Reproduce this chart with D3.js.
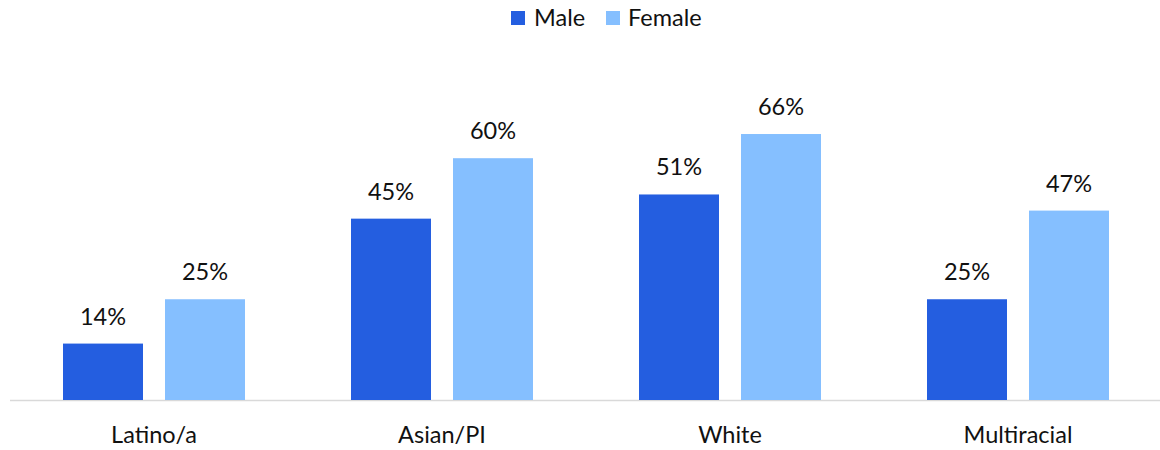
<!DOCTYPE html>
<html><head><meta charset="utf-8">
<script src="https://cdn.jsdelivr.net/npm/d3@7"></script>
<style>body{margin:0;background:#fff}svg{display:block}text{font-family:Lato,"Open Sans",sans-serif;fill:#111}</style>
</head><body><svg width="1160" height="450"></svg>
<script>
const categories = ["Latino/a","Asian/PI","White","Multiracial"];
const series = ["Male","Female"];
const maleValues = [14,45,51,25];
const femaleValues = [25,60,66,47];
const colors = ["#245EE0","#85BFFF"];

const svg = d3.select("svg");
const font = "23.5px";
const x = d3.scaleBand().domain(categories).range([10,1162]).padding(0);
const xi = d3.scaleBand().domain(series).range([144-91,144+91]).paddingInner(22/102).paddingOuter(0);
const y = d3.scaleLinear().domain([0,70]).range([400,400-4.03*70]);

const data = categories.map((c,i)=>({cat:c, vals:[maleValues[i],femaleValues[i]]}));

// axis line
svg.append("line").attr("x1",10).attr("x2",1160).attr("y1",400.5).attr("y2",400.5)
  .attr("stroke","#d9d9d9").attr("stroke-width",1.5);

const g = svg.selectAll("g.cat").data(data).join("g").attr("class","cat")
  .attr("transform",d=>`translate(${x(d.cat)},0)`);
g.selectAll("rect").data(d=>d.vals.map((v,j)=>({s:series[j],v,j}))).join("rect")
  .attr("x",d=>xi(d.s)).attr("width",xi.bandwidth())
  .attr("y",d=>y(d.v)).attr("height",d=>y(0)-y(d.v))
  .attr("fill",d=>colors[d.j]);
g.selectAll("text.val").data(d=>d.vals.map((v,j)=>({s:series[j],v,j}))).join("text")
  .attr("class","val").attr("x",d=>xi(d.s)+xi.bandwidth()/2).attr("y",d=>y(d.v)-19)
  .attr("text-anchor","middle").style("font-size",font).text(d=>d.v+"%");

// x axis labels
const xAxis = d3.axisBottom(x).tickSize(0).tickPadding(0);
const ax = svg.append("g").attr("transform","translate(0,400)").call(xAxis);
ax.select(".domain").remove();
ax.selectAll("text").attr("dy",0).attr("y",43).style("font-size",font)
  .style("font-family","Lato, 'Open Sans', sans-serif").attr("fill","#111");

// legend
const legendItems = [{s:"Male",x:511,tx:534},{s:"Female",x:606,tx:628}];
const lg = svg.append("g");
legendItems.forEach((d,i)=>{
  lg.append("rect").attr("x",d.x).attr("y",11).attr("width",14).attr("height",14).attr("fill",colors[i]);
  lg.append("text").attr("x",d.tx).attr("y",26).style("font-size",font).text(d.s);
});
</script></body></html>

= = =

WHAT YOU HAVE TO DO:
Output all of the data exactly as it stands, minus any images.

RESULT:
Reproduce this chart with D3.js.
<!DOCTYPE html>
<html><head><meta charset="utf-8">
<script src="https://cdn.jsdelivr.net/npm/d3@7"></script>
<style>body{margin:0;background:#fff}svg{display:block}text{font-family:Lato,"Open Sans",sans-serif;fill:#111}</style>
</head><body><svg width="1160" height="450"></svg>
<script>
const categories = ["Latino/a","Asian/PI","White","Multiracial"];
const series = ["Male","Female"];
const maleValues = [14,45,51,25];
const femaleValues = [25,60,66,47];
const colors = ["#245EE0","#85BFFF"];

const svg = d3.select("svg");
const font = "23.5px";
const x = d3.scaleBand().domain(categories).range([10,1162]).padding(0);
const xi = d3.scaleBand().domain(series).range([144-91,144+91]).paddingInner(22/102).paddingOuter(0);
const y = d3.scaleLinear().domain([0,70]).range([400,400-4.03*70]);

const data = categories.map((c,i)=>({cat:c, vals:[maleValues[i],femaleValues[i]]}));

// axis line
svg.append("line").attr("x1",10).attr("x2",1160).attr("y1",400.5).attr("y2",400.5)
  .attr("stroke","#d9d9d9").attr("stroke-width",1.5);

const g = svg.selectAll("g.cat").data(data).join("g").attr("class","cat")
  .attr("transform",d=>`translate(${x(d.cat)},0)`);
g.selectAll("rect").data(d=>d.vals.map((v,j)=>({s:series[j],v,j}))).join("rect")
  .attr("x",d=>xi(d.s)).attr("width",xi.bandwidth())
  .attr("y",d=>y(d.v)).attr("height",d=>y(0)-y(d.v))
  .attr("fill",d=>colors[d.j]);
g.selectAll("text.val").data(d=>d.vals.map((v,j)=>({s:series[j],v,j}))).join("text")
  .attr("class","val").attr("x",d=>xi(d.s)+xi.bandwidth()/2).attr("y",d=>y(d.v)-19)
  .attr("text-anchor","middle").style("font-size",font).text(d=>d.v+"%");

// x axis labels
const xAxis = d3.axisBottom(x).tickSize(0).tickPadding(0);
const ax = svg.append("g").attr("transform","translate(0,400)").call(xAxis);
ax.select(".domain").remove();
ax.selectAll("text").attr("dy",0).attr("y",43).style("font-size",font)
  .style("font-family","Lato, 'Open Sans', sans-serif").attr("fill","#111");

// legend
const legendItems = [{s:"Male",x:511,tx:534},{s:"Female",x:606,tx:628}];
const lg = svg.append("g");
legendItems.forEach((d,i)=>{
  lg.append("rect").attr("x",d.x).attr("y",11).attr("width",14).attr("height",14).attr("fill",colors[i]);
  lg.append("text").attr("x",d.tx).attr("y",26).style("font-size",font).text(d.s);
});
</script></body></html>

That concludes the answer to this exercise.